Source data »
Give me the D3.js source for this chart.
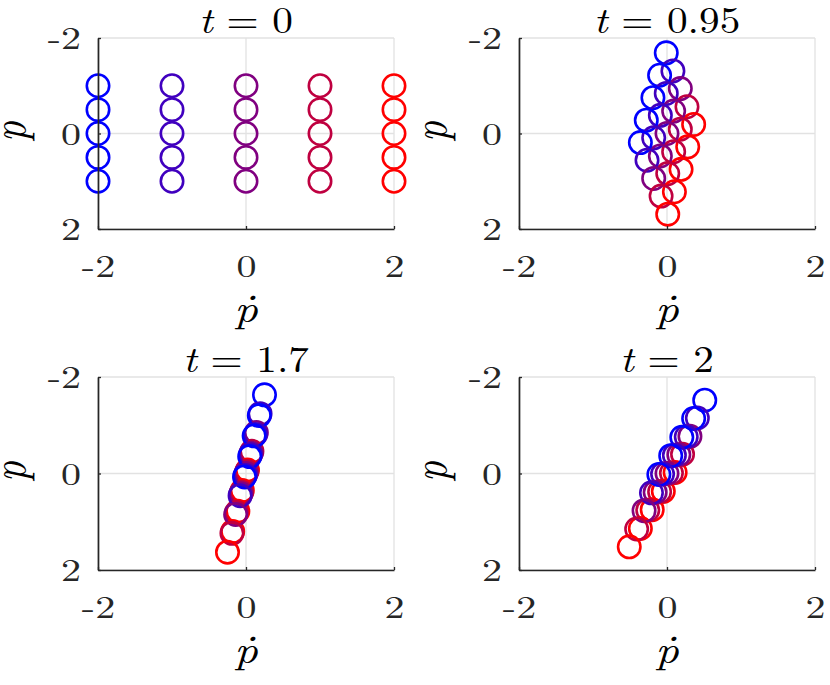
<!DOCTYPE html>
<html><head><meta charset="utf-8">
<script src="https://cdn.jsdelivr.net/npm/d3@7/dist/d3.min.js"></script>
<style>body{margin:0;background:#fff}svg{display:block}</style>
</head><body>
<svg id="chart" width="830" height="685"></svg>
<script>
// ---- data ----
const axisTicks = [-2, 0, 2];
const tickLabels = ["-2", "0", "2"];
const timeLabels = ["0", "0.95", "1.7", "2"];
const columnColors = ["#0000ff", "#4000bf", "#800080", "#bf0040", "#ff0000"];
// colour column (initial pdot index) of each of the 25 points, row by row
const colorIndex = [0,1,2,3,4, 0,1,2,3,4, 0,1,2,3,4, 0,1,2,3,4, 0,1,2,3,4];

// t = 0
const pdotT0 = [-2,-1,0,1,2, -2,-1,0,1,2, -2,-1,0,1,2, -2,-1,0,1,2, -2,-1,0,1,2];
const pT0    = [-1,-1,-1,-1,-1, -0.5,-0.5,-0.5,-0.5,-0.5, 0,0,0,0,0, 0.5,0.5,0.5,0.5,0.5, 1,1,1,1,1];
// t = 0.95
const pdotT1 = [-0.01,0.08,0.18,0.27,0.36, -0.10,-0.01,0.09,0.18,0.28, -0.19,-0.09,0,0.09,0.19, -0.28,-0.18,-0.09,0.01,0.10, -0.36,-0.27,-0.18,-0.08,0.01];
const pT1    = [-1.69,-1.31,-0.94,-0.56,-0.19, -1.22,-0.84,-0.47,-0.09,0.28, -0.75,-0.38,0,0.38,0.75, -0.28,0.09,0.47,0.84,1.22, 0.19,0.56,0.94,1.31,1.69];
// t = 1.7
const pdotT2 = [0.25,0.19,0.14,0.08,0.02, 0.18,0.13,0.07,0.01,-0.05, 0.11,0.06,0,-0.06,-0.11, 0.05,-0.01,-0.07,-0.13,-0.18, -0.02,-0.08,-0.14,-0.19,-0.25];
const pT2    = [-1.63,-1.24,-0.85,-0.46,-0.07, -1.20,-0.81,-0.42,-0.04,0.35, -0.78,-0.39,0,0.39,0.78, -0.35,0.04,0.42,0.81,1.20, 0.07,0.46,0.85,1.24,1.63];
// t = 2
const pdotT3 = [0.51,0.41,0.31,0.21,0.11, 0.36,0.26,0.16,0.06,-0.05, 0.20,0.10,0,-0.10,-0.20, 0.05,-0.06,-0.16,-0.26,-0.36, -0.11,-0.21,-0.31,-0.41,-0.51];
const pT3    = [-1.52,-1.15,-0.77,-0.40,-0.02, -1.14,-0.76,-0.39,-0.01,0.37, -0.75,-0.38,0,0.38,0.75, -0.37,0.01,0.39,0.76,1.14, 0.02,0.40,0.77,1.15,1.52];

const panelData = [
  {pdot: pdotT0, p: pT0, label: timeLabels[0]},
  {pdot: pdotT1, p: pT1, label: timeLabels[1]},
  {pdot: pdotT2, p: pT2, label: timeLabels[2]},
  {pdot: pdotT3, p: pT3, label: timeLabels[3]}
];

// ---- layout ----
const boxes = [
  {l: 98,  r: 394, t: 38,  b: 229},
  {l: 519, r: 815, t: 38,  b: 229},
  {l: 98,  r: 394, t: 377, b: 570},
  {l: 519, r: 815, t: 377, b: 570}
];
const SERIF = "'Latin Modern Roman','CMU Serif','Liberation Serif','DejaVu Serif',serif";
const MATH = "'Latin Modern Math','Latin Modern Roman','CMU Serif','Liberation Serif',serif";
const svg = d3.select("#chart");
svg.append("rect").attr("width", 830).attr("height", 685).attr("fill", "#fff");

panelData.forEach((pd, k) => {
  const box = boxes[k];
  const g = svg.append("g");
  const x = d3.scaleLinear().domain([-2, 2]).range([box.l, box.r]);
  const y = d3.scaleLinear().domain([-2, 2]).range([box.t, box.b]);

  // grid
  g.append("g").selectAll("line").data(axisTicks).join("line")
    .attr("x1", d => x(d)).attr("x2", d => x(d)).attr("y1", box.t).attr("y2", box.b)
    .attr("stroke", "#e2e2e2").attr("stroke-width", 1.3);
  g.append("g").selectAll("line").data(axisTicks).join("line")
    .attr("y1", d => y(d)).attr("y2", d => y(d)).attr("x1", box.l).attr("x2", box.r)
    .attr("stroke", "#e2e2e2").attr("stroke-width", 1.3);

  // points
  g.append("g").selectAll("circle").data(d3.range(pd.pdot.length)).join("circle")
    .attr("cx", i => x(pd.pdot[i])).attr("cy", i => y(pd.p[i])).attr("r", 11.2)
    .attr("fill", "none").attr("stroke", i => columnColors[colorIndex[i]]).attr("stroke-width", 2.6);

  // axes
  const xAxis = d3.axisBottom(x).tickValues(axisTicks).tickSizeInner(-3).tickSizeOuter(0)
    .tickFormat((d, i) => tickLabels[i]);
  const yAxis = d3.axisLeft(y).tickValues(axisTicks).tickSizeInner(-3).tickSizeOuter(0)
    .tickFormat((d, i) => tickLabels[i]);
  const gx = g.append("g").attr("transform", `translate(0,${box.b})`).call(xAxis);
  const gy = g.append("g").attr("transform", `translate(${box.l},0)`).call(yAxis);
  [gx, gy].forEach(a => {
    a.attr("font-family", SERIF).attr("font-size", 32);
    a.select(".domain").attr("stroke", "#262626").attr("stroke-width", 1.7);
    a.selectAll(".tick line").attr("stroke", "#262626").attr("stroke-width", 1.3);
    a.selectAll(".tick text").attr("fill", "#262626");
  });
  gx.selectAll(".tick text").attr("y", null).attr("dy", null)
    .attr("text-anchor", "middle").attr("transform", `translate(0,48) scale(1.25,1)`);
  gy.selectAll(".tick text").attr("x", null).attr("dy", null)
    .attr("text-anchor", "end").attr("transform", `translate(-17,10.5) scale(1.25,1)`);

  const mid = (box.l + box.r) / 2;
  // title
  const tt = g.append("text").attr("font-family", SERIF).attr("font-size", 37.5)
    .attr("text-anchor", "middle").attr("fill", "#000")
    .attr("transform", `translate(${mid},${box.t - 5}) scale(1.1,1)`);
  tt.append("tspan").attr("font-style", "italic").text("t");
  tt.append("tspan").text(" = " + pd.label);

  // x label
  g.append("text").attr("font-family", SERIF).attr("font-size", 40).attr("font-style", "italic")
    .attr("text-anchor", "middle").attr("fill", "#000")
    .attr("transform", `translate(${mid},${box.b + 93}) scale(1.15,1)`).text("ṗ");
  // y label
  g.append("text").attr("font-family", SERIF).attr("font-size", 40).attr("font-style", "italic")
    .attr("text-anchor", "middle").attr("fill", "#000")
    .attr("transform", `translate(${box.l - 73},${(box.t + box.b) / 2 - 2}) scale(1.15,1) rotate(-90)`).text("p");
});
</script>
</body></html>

Written instruction » Set the lines above down again, word for word, from the first through the one containing "0,1,2,3,4, 0,1,2,3,4, 0,1,2,3,4];"; pictures excluded.

Problem solution »
Give me the D3.js source for this chart.
<!DOCTYPE html>
<html><head><meta charset="utf-8">
<script src="https://cdn.jsdelivr.net/npm/d3@7/dist/d3.min.js"></script>
<style>body{margin:0;background:#fff}svg{display:block}</style>
</head><body>
<svg id="chart" width="830" height="685"></svg>
<script>
// ---- data ----
const axisTicks = [-2, 0, 2];
const tickLabels = ["-2", "0", "2"];
const timeLabels = ["0", "0.95", "1.7", "2"];
const columnColors = ["#0000ff", "#4000bf", "#800080", "#bf0040", "#ff0000"];
// colour column (initial pdot index) of each of the 25 points, row by row
const colorIndex = [0,1,2,3,4, 0,1,2,3,4, 0,1,2,3,4, 0,1,2,3,4, 0,1,2,3,4];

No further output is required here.